In late 2020, at the busiest time of the market, more than 10,000 houses changed hands in a single month. That number was 5559 in April 2024 – or about one sale for every three licensed industry participants.

At the same time, the Real Estate Authority (REA) said licensed real estate branch managers had grown by 21.6 percent in the past year.

REA chief executive Belinda Moffat said it had developed a new NZQA-approved branch manager qualification, with the Real Estate Institute of New Zealand and The Skills Organisation.

“We wanted to see strong growth in the number of supervisors in the profession to support high standards of conduct. Through supervision, branch managers are able to support salespeople to identify and resolve issues to avoid problems occurring in a transaction. This is particularly important in a challenging real estate market where transactions can be complex.”

Renters v landlords

Property investors say there is no excuse for poor insulation or ventilation under the new healthy homes standards, but some renters say it is too hard to challenge landlords.
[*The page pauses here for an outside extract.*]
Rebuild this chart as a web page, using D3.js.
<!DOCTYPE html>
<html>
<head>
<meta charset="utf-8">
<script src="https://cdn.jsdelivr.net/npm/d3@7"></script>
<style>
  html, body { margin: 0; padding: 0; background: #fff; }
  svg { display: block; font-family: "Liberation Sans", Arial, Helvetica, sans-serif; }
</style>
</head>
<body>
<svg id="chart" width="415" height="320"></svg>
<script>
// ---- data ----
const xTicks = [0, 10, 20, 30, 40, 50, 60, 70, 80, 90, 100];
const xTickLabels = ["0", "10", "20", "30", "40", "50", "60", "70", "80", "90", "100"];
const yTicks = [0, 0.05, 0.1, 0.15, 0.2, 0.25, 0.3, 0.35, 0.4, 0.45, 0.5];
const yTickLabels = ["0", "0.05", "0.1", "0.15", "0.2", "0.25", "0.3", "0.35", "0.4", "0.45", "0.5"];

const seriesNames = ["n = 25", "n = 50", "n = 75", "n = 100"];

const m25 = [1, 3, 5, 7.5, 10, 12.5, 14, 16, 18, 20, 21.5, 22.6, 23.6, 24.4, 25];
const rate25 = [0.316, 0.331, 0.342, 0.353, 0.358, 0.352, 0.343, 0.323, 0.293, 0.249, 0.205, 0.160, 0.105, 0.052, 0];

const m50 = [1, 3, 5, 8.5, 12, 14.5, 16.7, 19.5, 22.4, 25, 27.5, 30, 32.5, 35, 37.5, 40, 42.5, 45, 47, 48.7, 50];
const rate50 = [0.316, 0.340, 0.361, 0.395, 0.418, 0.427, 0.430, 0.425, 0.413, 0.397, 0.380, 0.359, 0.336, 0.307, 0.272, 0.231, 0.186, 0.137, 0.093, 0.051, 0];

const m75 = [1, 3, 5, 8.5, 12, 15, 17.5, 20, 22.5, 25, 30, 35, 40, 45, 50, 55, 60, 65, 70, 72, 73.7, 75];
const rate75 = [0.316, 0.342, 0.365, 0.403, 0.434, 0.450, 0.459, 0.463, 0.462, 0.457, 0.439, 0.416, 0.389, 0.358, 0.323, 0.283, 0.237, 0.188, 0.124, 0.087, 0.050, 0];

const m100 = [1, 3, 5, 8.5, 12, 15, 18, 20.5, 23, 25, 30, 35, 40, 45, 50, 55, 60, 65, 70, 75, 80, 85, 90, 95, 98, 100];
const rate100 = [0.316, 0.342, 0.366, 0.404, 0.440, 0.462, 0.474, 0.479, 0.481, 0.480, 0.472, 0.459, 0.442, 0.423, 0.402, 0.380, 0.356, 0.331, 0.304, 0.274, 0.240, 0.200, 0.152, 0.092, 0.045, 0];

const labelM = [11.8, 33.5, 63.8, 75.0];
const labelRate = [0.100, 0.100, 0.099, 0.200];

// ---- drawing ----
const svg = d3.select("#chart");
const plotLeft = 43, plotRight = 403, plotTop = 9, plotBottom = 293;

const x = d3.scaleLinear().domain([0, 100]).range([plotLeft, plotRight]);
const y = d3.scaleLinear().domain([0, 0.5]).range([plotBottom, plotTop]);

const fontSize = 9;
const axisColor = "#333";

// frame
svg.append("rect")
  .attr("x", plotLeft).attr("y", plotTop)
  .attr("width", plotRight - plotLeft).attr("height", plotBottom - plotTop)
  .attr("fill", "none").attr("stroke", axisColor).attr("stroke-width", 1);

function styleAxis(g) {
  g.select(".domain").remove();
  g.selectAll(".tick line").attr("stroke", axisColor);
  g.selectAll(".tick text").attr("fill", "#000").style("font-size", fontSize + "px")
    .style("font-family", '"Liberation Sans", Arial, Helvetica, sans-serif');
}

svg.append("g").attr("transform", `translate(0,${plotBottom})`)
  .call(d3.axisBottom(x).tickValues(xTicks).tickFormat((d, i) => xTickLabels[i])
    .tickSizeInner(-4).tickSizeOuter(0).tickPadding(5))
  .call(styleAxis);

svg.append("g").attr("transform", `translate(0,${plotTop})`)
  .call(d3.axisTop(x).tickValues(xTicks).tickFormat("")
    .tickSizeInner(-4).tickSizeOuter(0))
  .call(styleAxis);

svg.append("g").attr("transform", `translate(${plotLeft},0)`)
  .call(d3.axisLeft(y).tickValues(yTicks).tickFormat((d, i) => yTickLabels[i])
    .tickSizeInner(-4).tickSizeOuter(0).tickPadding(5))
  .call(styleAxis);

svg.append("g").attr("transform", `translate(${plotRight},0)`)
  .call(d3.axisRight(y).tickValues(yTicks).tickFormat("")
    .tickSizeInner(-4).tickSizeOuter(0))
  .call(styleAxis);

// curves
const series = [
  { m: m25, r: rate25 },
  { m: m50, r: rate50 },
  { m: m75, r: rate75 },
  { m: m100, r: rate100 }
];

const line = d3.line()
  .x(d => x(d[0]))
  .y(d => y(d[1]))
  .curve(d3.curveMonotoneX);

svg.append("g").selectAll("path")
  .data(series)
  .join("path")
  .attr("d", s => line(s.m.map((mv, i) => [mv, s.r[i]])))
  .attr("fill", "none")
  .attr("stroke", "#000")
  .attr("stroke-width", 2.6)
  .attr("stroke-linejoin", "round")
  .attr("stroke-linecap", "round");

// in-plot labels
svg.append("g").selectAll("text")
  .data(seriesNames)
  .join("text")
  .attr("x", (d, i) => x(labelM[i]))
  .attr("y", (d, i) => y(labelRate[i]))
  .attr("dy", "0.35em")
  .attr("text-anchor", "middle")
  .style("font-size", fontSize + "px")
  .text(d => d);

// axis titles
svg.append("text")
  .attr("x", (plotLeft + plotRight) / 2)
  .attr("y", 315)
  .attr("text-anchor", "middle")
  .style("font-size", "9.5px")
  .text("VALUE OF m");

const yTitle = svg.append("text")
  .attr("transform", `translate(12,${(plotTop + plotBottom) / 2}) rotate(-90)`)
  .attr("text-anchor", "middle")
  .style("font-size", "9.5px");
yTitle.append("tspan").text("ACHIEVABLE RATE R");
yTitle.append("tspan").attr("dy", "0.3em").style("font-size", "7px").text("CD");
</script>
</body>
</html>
Renters are reporting they are still living in cold and mouldy houses despite them being healthy homes compliant.

But Property Investors’ Federation president Sue Harrison said tenants could go to the Tenancy Tribunal.

However, Renters United said the Tenancy Tribunal was not set up in a way that was easy for renters to use.

And the government is being told it needs to do more to help people struggling to pay for housing.

The weekly accommodation supplement hasn’t been increased in six years and Trademe last month reported rents had reached a record high.

A budget advisor said the payments should be linked to rent prices.

Building consents down

Another 1.9 percent drop in residential building consents in April over March points to a continued downturn in the construction sector over the rest of the year.

A report by Westpac economists indicates the 23 percent drop on the year earlier reflects the tough conditions in the building sector, with large increases in build costs and financing costs over the past few years, as well as weakness in the housing market.

Despite the rising costs the price for newly built homes is under pressure.

Consent numbers fell 27 percent in Auckland, 30 percent in Wellington, with Canterbury down 16 percent.